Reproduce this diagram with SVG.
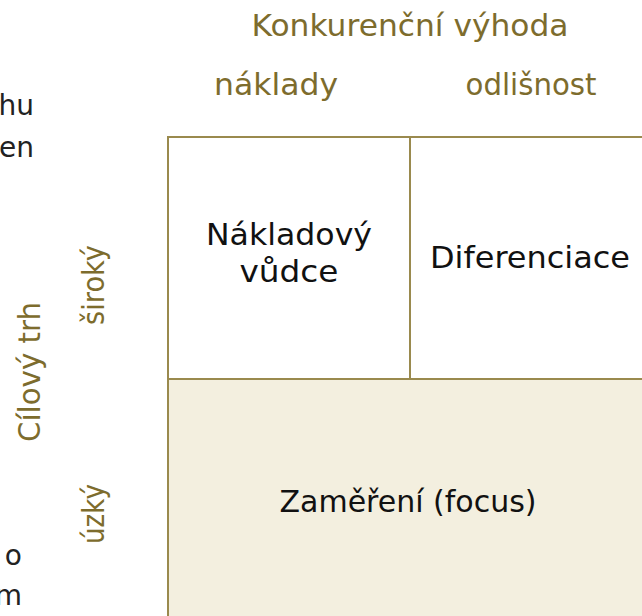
<svg xmlns="http://www.w3.org/2000/svg" width="642" height="616" viewBox="0 0 642 616">
<style>
.lab{font-family:"DejaVu Sans","Liberation Sans",sans-serif;font-size:31px;fill:#7d6c2d}
.cell{font-family:"DejaVu Sans","Liberation Sans",sans-serif;font-size:30px;fill:#111}
.side{font-family:"DejaVu Sans","Liberation Sans",sans-serif;font-size:28px;fill:#222}
.box{stroke:#9a8a4e;stroke-width:2}
</style>
<rect width="642" height="616" fill="#fff"/>
<g id="side-text">
<text class="side" x="34" y="115" text-anchor="end">hu</text>
<text class="side" x="34" y="157" text-anchor="end">en</text>
<text class="side" x="22" y="565" text-anchor="end">o</text>
<text class="side" x="22" y="605" text-anchor="end">m</text>
</g>
<g id="axis-labels">
<text class="lab" x="410" y="36" text-anchor="middle" textLength="317" lengthAdjust="spacingAndGlyphs">Konkurenční výhoda</text>
<text class="lab" x="276" y="95" text-anchor="middle" textLength="124" lengthAdjust="spacingAndGlyphs">náklady</text>
<text class="lab" x="531" y="95" text-anchor="middle" textLength="131" lengthAdjust="spacingAndGlyphs">odlišnost</text>
<text class="lab" transform="translate(40,372) rotate(-90)" text-anchor="middle" textLength="140" lengthAdjust="spacingAndGlyphs">Cílový trh</text>
<text class="lab" transform="translate(104,285) rotate(-90)" text-anchor="middle" textLength="80" lengthAdjust="spacingAndGlyphs">široký</text>
<text class="lab" transform="translate(104,514) rotate(-90)" text-anchor="middle" textLength="60" lengthAdjust="spacingAndGlyphs">úzký</text>
</g>
<g id="cost-leader">
<rect class="box" x="168" y="137" width="242" height="242" fill="#fff"/>
<text class="cell" x="289" y="245" text-anchor="middle" textLength="166" lengthAdjust="spacingAndGlyphs">Nákladový</text>
<text class="cell" x="289" y="282" text-anchor="middle" textLength="99" lengthAdjust="spacingAndGlyphs">vůdce</text>
</g>
<g id="differentiation">
<rect class="box" x="410" y="137" width="250" height="242" fill="#fff"/>
<text class="cell" x="530" y="268" text-anchor="middle" textLength="200" lengthAdjust="spacingAndGlyphs">Diferenciace</text>
</g>
<g id="focus">
<rect class="box" x="168" y="379" width="492" height="260" fill="#f3efdf"/>
<text class="cell" x="408" y="512" text-anchor="middle" textLength="257" lengthAdjust="spacingAndGlyphs">Zaměření (focus)</text>
</g>
<g id="connectors"/>
</svg>
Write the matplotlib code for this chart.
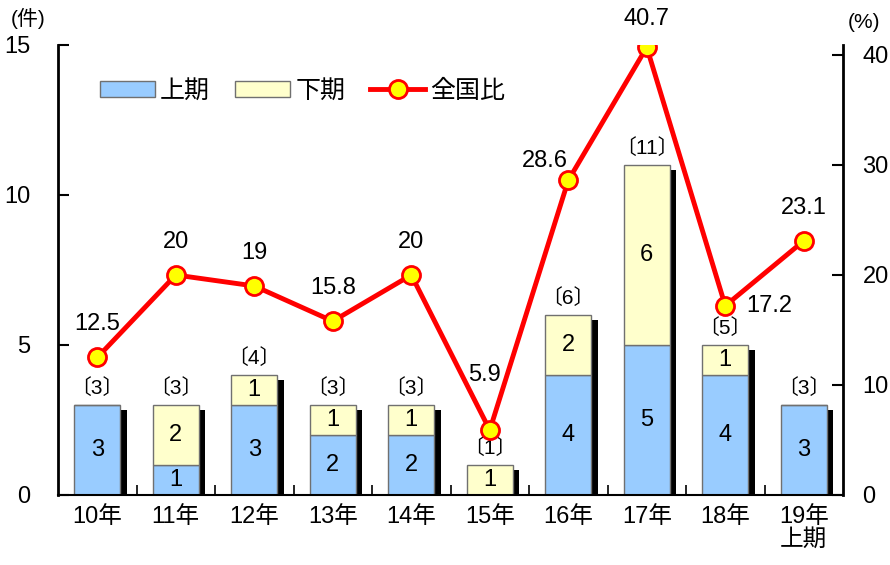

_Directions:_ Using the data above, write out every line exactly, leaving the images behind.

_Answer to this task:_
Reproduce this diagram with SVG.
<svg xmlns="http://www.w3.org/2000/svg" width="642" height="616" viewBox="0 0 642 616">
<style>
.lab{font-family:"DejaVu Sans","Liberation Sans",sans-serif;font-size:31px;fill:#7d6c2d}
.cell{font-family:"DejaVu Sans","Liberation Sans",sans-serif;font-size:30px;fill:#111}
.side{font-family:"DejaVu Sans","Liberation Sans",sans-serif;font-size:28px;fill:#222}
.box{stroke:#9a8a4e;stroke-width:2}
</style>
<rect width="642" height="616" fill="#fff"/>
<g id="side-text">
<text class="side" x="34" y="115" text-anchor="end">hu</text>
<text class="side" x="34" y="157" text-anchor="end">en</text>
<text class="side" x="22" y="565" text-anchor="end">o</text>
<text class="side" x="22" y="605" text-anchor="end">m</text>
</g>
<g id="axis-labels">
<text class="lab" x="410" y="36" text-anchor="middle" textLength="317" lengthAdjust="spacingAndGlyphs">Konkurenční výhoda</text>
<text class="lab" x="276" y="95" text-anchor="middle" textLength="124" lengthAdjust="spacingAndGlyphs">náklady</text>
<text class="lab" x="531" y="95" text-anchor="middle" textLength="131" lengthAdjust="spacingAndGlyphs">odlišnost</text>
<text class="lab" transform="translate(40,372) rotate(-90)" text-anchor="middle" textLength="140" lengthAdjust="spacingAndGlyphs">Cílový trh</text>
<text class="lab" transform="translate(104,285) rotate(-90)" text-anchor="middle" textLength="80" lengthAdjust="spacingAndGlyphs">široký</text>
<text class="lab" transform="translate(104,514) rotate(-90)" text-anchor="middle" textLength="60" lengthAdjust="spacingAndGlyphs">úzký</text>
</g>
<g id="cost-leader">
<rect class="box" x="168" y="137" width="242" height="242" fill="#fff"/>
<text class="cell" x="289" y="245" text-anchor="middle" textLength="166" lengthAdjust="spacingAndGlyphs">Nákladový</text>
<text class="cell" x="289" y="282" text-anchor="middle" textLength="99" lengthAdjust="spacingAndGlyphs">vůdce</text>
</g>
<g id="differentiation">
<rect class="box" x="410" y="137" width="250" height="242" fill="#fff"/>
<text class="cell" x="530" y="268" text-anchor="middle" textLength="200" lengthAdjust="spacingAndGlyphs">Diferenciace</text>
</g>
<g id="focus">
<rect class="box" x="168" y="379" width="492" height="260" fill="#f3efdf"/>
<text class="cell" x="408" y="512" text-anchor="middle" textLength="257" lengthAdjust="spacingAndGlyphs">Zaměření (focus)</text>
</g>
<g id="connectors"/>
</svg>
Write the matplotlib code for this chart.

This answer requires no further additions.